NHDOT Meeting re Bridge Replacement in Danbury
On September 13, the NHDOT’s Cultural Resources Agency held a meeting to consider the effects of a replacement bridge over US Rte. 4 in Danbury. Because the bridge is “historic” and overpasses the Trail, FNRT-MC was invited as a consultative party; George Heaton attended in this capacity. The meeting brought together engineers, bridge experts, historians, archeologists and environmental specialists. Its purpose was to consider how to “mitigate” the “adverse effects” of replacing the historic bridge.
FNRT-MC offered a submission for the record that focused on five points: 1) maintaining the grade separation between the roadway and the Trail; 2) an open, large design to the replacement bridge, as at Potter Place; 3) appropriate ditching and drainage; 4) preserving and relocating the two “tell-tales” on either side of the bridge; 5) an incised name on the new bridge, saying “Northern Railroad.”
The NHDOT agreed to incorporate all of these features, and to keep FNRT-MC informed of all important future developments. Of particular interest, the State officials expressed an interest in an inventory of signs on the Trail and development of appropriate historic signage to explain interesting Trail features, such as “tell-tales.”
The project will likely go out to bid in the summer of 2020, with construction probably in 2021. However, it was duly noted that Danbury residents are eager for the project to proceed as soon as possible.
Progress on Warner Rail Trail
The “Warner Rail Trail” follows a rail line from Concord to Claremont. It connects to the Northern Railroad line at Horseshoe Pond in Concord. A report was offered to FNRT-MC that the work is now underway to complete this trail. In the event that the NRT is extended to Horseshoe Pond in Concord, these two trails would connect – a major step forward in New Hampshire’s Rail Trail network
Events of Note:
1. Saturday, September 22 — First and Possibly Annual “What are the Friends of the Northern Rail Trail Doing with My Donation?” Bike Ride. 11 AM, Potter Place, rain or shine.
The ride begins at Potter Place, and makes a round-trip to the north and back, for a few miles. You will meet fellow friends who love the Northern Rail Trail in Merrimack County as much as you do, and see and learn about some of the challenges of maintaining a year-round recreation path. Bring lunch or snack for a post-ride get together at the Potter Place Picnic Area. JOIN US!

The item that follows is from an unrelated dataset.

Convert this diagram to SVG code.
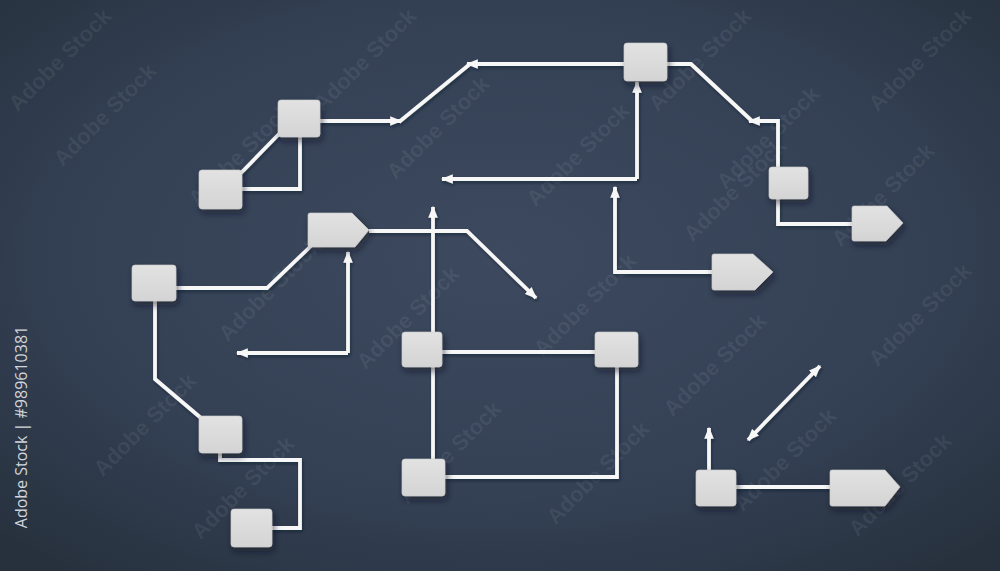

2. Wednesday, October 10 — Annual Meeting and Pot Luck Supper. 6 PM, Highland Lake Inn, East Andover. All friends of the Trail are invited to bring a dish and join in the joy of the Annual Pot Luck Supper, which will take place after the conclusion of the Annual Meeting (5:30 PM for Board only).
3. Wednesday, November 14 – Final Board Meeting in 2018. At The Hub in Andover, 7 PM.